The researchers found that, in most cases, the extra energy embodied in the cool material was far greater than the energy savings from increasing the albedo. “Over the life cycle of the pavement, the pavement material matters substantially more than the pavement reflectance,” Levinson said.
He added, “I was surprised to find that over 50 years, maintaining a reflective coating would require over six times as much energy as a slurry seal. The slurry seal is only rock and asphalt, which requires little energy to produce, while the reflective coating contains energy-intensive polymer.”
These “bottom up” results from modeling were in line with a separate “top down” study by researcher Melvin Pomerantz, also in Berkeley Lab’s Heat Island Group.
Using data on electricity supplied to an entire city by its power company on hot days and on mild days, Pomerantz calculated the maximum possible electrical energy savings and avoided carbon dioxide emissions in seven warm cities in California.

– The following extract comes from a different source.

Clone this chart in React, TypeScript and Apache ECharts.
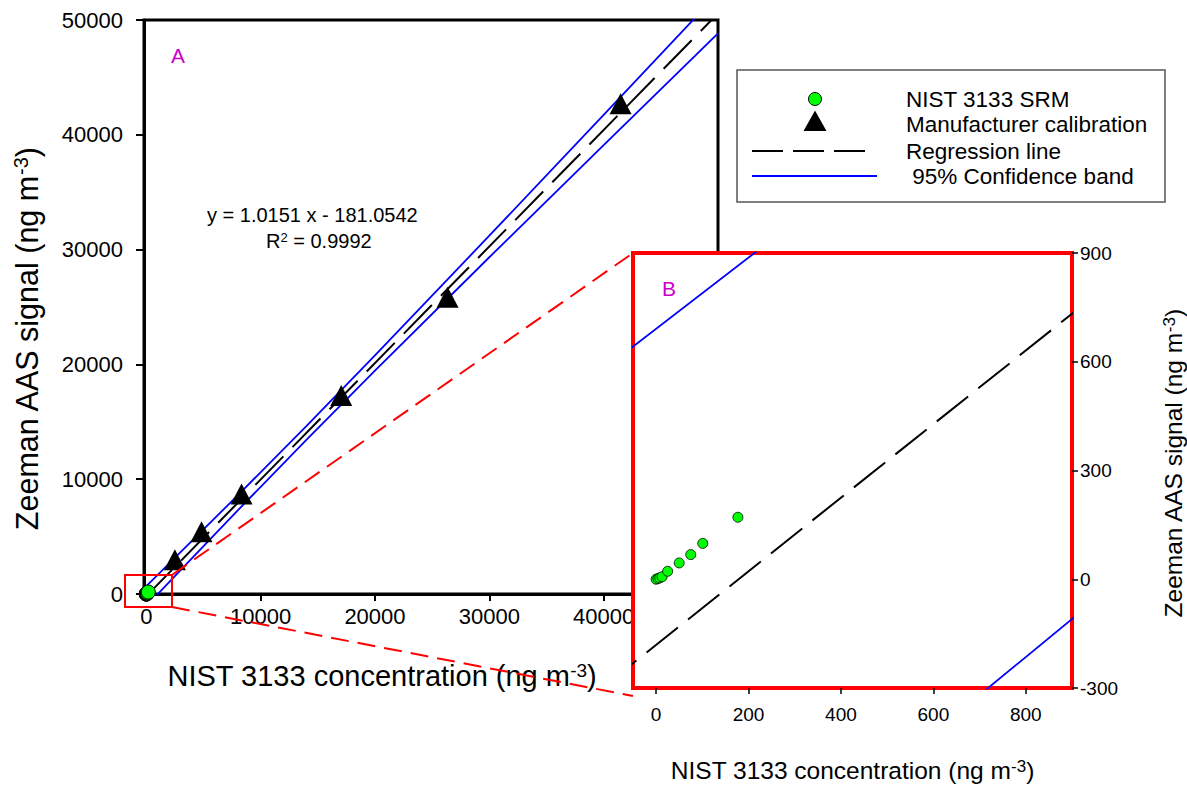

The result was an annual decrease in electricity usage of less than 1 kilowatt-hour per square meter of cooler pavement. This translated to monetary savings from energy conservation of less than 60 cents per year and avoided CO2 of less than 1 cent per year. If the annualized extra cost of making a square meter of cooler pavement is less than this, the pavement is cost-effective. His results were published recently in the journal Urban Climate under the title, “Are cooler surfaces a cost-effect mitigation of urban heat islands?”
“This particular analysis has not been done before,” Pomerantz said. “It’s important to know what does not work, as well as what does work. Not every city should have white pavements.”
The good news: global cooling effect
Levinson noted one benefit to consider: global cooling. Making roads more reflective and thereby sending more sunlight back to space helps cool the planet, offsetting some of the atmospheric warming caused by greenhouse gas emissions.
“The one-time global cooling benefit of cool pavements is substantially larger than the 50-year life cycle carbon penalty or savings,” he said.
What’s more, as cities get warmer there may be benefits in both comfort and health that result from cooler pavements. This aspect was not part of the current research.
The study has also shown that technological innovation has a role to play. “The development of lower energy, lower carbon cool pavement solutions is still necessary,” Levinson said.